Most studies on intergenerational transmission of trauma have focused on one generation, either the survivors themselves or their children (or grandchildren). In a previous study, published in Aging & Mental Health in 2016, for example, Shrira found that offspring of Holocaust survivors are especially anxious about aging and dying. By assessing both survivors and offspring in the current study, Shrira was able to correlate behaviors, perceptions, and feelings among parents and their offspring. This provided further evidence that negative views on aging were transmitted from posttraumatic parents to their offspring.
Although posttraumatic survivors and their offspring perceived aging more negatively, were more focused on frailty, loneliness, and the imminent threat of death, they could still account for some positive aspects of aging, according to Shrira. "This may be explained by the accumulation of life experience and wisdom, and the opportunity to share their insights with younger generations," he says. "This is proof of the unique strengths of many survivors -- even those who suffer from a high level of mental distress, but are not entirely overwhelmed by the aftereffects of the trauma."

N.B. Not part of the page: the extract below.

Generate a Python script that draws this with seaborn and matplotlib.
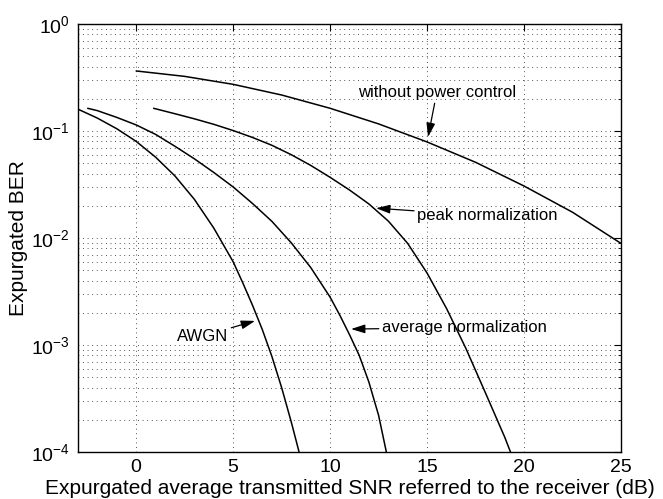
import numpy as np
import pandas as pd
import matplotlib
matplotlib.use("Agg")
import matplotlib.pyplot as plt
import seaborn as sns
from matplotlib.ticker import LogLocator, FixedLocator, NullFormatter

# SNR (dB) and expurgated BER for each scheme
snr_awgn = [-3, -2, -1, 0, 1, 2, 3, 4, 5, 5.5, 6, 6.5, 7, 7.5, 8, 8.4]
ber_awgn = [0.160, 0.132, 0.105, 0.080, 0.057, 0.038, 0.023, 0.0124, 0.0060,
            0.0038, 0.00235, 0.00140, 0.00078, 0.00040, 0.00019, 0.0001]

snr_avg = [-2.5, -2, -1, 0, 1, 2, 3, 4, 5, 6, 7, 8, 9, 10, 10.5, 11, 11.5,
           12, 12.5, 12.9]
ber_avg = [0.163, 0.155, 0.134, 0.114, 0.093, 0.072, 0.055, 0.041, 0.030,
           0.021, 0.0143, 0.0090, 0.0053, 0.0028, 0.0019, 0.00125, 0.00080,
           0.00045, 0.00022, 0.0001]

snr_peak = [0.9, 2, 3, 4, 5, 6, 7, 8, 9, 10, 11, 12, 13, 14, 15, 16, 17, 18,
            19, 19.3]
ber_peak = [0.163, 0.145, 0.130, 0.1155, 0.101, 0.087, 0.0735, 0.060, 0.0477,
            0.0369, 0.0281, 0.0208, 0.0144, 0.0089, 0.0047, 0.0022, 0.00093,
            0.00036, 0.000138, 0.0001]

snr_nopc = [0, 2.5, 5, 7.5, 10, 12.5, 15, 17.5, 20, 22.5, 25]
ber_nopc = [0.364, 0.324, 0.273, 0.217, 0.163, 0.1165, 0.079, 0.051, 0.0306,
            0.0174, 0.0089]

x_ticks = [0, 5, 10, 15, 20, 25]
y_ticks = [1e-4, 1e-3, 1e-2, 1e-1, 1e0]

sns.set_theme(style="white")
plt.rcParams["font.family"] = ["Liberation Sans", "DejaVu Sans"]
plt.rcParams["mathtext.fontset"] = "custom"
plt.rcParams["mathtext.rm"] = "Liberation Sans"
plt.rcParams["mathtext.default"] = "regular"

fig = plt.figure(figsize=(6.63, 4.99), dpi=100)
ax = fig.add_axes([0.1176, 0.0942, 0.8191, 0.8577])

for xs, ys in [(snr_awgn, ber_awgn), (snr_avg, ber_avg),
               (snr_peak, ber_peak), (snr_nopc, ber_nopc)]:
    df = pd.DataFrame({"snr": xs, "ber": ys})
    sns.lineplot(data=df, x="snr", y="ber", ax=ax, color="black", lw=1.1,
                 sort=False, estimator=None)

ax.set_yscale("log")
ax.set_xlim(-3, 25)
ax.set_ylim(1e-4, 1)
ax.xaxis.set_major_locator(FixedLocator(x_ticks))
ax.yaxis.set_major_locator(FixedLocator(y_ticks))
ax.yaxis.set_minor_locator(LogLocator(base=10, subs=np.arange(2, 10)))
ax.yaxis.set_minor_formatter(NullFormatter())

grid_kw = dict(color="0.1", linestyle=(0, (1, 4.5)), linewidth=0.6)
ax.grid(True, which="major", axis="both", **grid_kw)
ax.grid(True, which="minor", axis="y", **grid_kw)

ax.tick_params(which="both", direction="in", top=True, right=True,
               colors="black", labelsize=14)
ax.tick_params(which="major", length=5, width=0.8)
ax.tick_params(which="minor", length=2.5, width=0.6)
ax.tick_params(axis="x", pad=5)
ax.tick_params(axis="y", pad=6)
for s in ax.spines.values():
    s.set_color("black")
    s.set_linewidth(1.0)

ax.set_xlabel("Expurgated average transmitted SNR referred to the receiver (dB)",
              fontsize=15, labelpad=2, color="black")
ax.set_ylabel("Expurgated BER", fontsize=15, labelpad=2, color="black")

arrow = dict(arrowstyle="-|>,head_length=0.7,head_width=0.22",
             color="black", lw=0.9, shrinkA=0, shrinkB=0)
txt = dict(fontsize=12, color="black")

ax.annotate("without power control", xy=(15.05, 0.088), xytext=(15.5, 0.195),
            arrowprops=arrow, ha="center", va="bottom", **txt)
ax.annotate("peak normalization", xy=(12.37, 0.019), xytext=(14.5, 0.0161),
            arrowprops=arrow, ha="left", va="center", **txt)
ax.annotate("average normalization", xy=(11.08, 0.00141), xytext=(12.68, 0.00145),
            arrowprops=arrow, ha="left", va="center", **txt)
ax.annotate("AWGN", xy=(6.13, 0.00168), xytext=(4.74, 0.00121),
            arrowprops=arrow, ha="right", va="center", **txt)

fig.savefig("out.png", dpi=100)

Although most survivors and offspring manifest impressive fortitude, negative views on aging found among posttraumatic survivors and their offspring put them at greater risk for physical deterioration. Accordingly, the study emphasizes the need to address such perceptions in interventions with survivors' families. Interventions could promote more complex, differentiated perceptions of aging by taking into account potential losses alongside the possibility of maintaining function, and even gaining new abilities, in old age. "Promoting such views on aging can increase the sense of self-efficacy and help in the preservation of physical health among survivors and their offspring," says Shrira.
With the number of Holocaust survivors quickly dwindling, Shrira suggests that efforts to help them and their offspring should be increased by the development of an integrative model that may guide interdisciplinary interventions that will tackle the various pathways of transmission in order to promote their successful aging.